If you’re not familiar with the inner workings of the show, there’s only one thing you need to know for now: Special Agent Dale Cooper loves coffee. He gives it much the same relevance and reverence that we do here at Joyride. It’s something bigger than the basic function it serves, more important than a vehicle to wake you up and shake off the morning dust. It becomes a thing of ritual comfort, of social importance, of daily contemplation. Twin Peaks is a show full of showstoppers - vicious presences, double lives, surreal slips in time - that takes a beat out of nearly every episode to let its populace stop and really savor a sip of coffee along with S.A. Dale Cooper. They even occasionally offer a spit-take, because it’s that damn fine.
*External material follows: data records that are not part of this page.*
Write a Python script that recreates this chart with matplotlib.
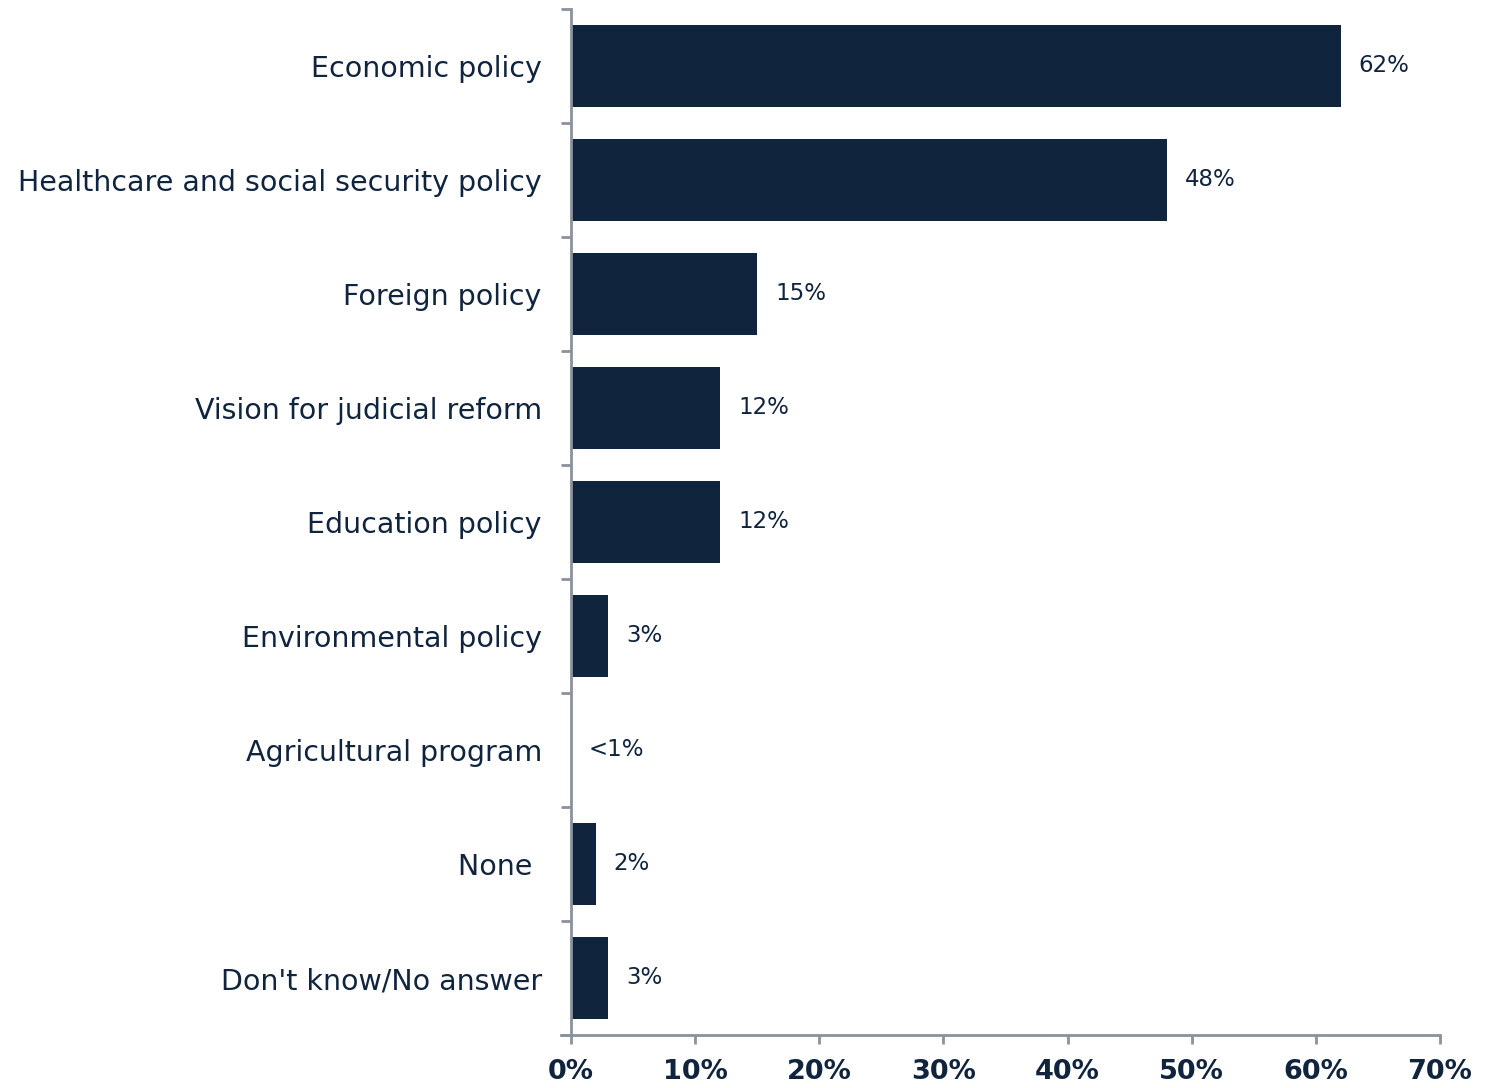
import numpy as np
import matplotlib.pyplot as plt
from matplotlib.ticker import MultipleLocator, FuncFormatter

# survey data
categories = ['Economic policy', 'Healthcare and social security policy', 'Foreign policy',
              'Vision for judicial reform', 'Education policy', 'Environmental policy',
              'Agricultural program', 'None ', "Don't know/No answer"]
values = [62, 48, 15, 12, 12, 3, 0, 2, 3]
labels = ['62%', '48%', '15%', '12%', '12%', '3%', '<1%', '2%', '3%']

navy = '#10243e'
grey = '#8a929c'

fig = plt.figure(figsize=(14.9, 10.88), dpi=100)
ax = fig.add_axes([571/1490, 1-1035/1088, (1440-571)/1490, (1035-9)/1088])

y = np.arange(len(categories))
ax.barh(y, values, height=0.72, color=navy)
for yi, v, lab in zip(y, values, labels):
    ax.text(v + 1.45, yi, lab, va='center', ha='left', fontsize=16.5, color=navy)

ax.set_ylim(len(categories) - 0.5, -0.5)
ax.set_xlim(0, 70)

# y ticks sit between the categories
ax.set_yticks(np.arange(len(categories) + 1) - 0.5)
ax.set_yticklabels([])
ax.set_yticks(y, minor=True)
ax.set_yticklabels(categories, minor=True, fontsize=20.5, color=navy)
ax.tick_params(axis='y', which='minor', length=0, pad=21)
ax.tick_params(axis='y', which='major', length=7, width=2, color=grey, direction='out')

ax.xaxis.set_major_locator(MultipleLocator(10))
ax.xaxis.set_major_formatter(FuncFormatter(lambda v, p: '%d%%' % v))
ax.tick_params(axis='x', length=6.5, width=2, color=grey, pad=11, labelsize=19.5, labelcolor=navy)
for t in ax.get_xticklabels():
    t.set_fontweight('bold')

for s in ['top', 'right']:
    ax.spines[s].set_visible(False)
for s in ['left', 'bottom']:
    ax.spines[s].set_color(grey)
    ax.spines[s].set_linewidth(2)
ax.spines['bottom'].set_bounds(-0.8, 70)

plt.savefig('out.png', dpi=100)
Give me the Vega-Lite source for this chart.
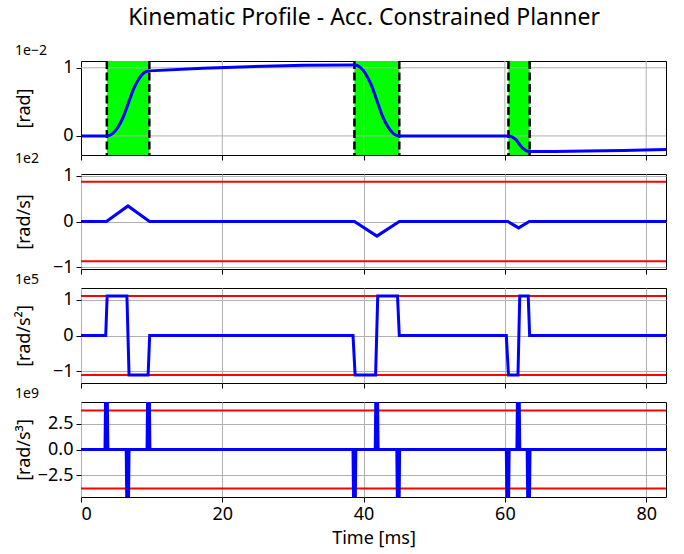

So, great, whatever. These people are my people. (Plainly, for me adulthood has lately seemed all about finding my people.) But here’s a question both for my new life and for the show I’m framing this life within: Why coffee?
It's not complicated. Coffee is communal and social; it is refreshing as cold brew in summer and a welcome thaw in winter; and perhaps most important for Joyride, it’s a market that is sparking conversations once reserved for wineries or perhaps craft brewing.
But let’s broaden that. At the bottom of all this, coffee is an opening. It’s an excuse to meet a friend, a reason to treat yourself to pain au chocolat. As S.A. Dale Cooper would counsel: “Every day, once a day, give yourself a present. Don’t plan it, don’t wait for it, just let it happen. It could be a new shirt at the men’s store, a catnap in your office chair, or two cups of good, hot, black coffee.”
So, why not take a job where I can do just that, every day, with my people? Fictional though he is, I’d be remiss not to give special thanks to a very Special Agent for reminding me there are things everywhere, anywhere you can do to make life your own.
While that’s totally my sign-off, but I’d be disingenuous not to mention that just last month, the truth came out. These nerds had no idea what they were doing when they sloganed their company. Joke was on me because by then I really liked them. I’ll see you again in twenty-five years, restaurant world.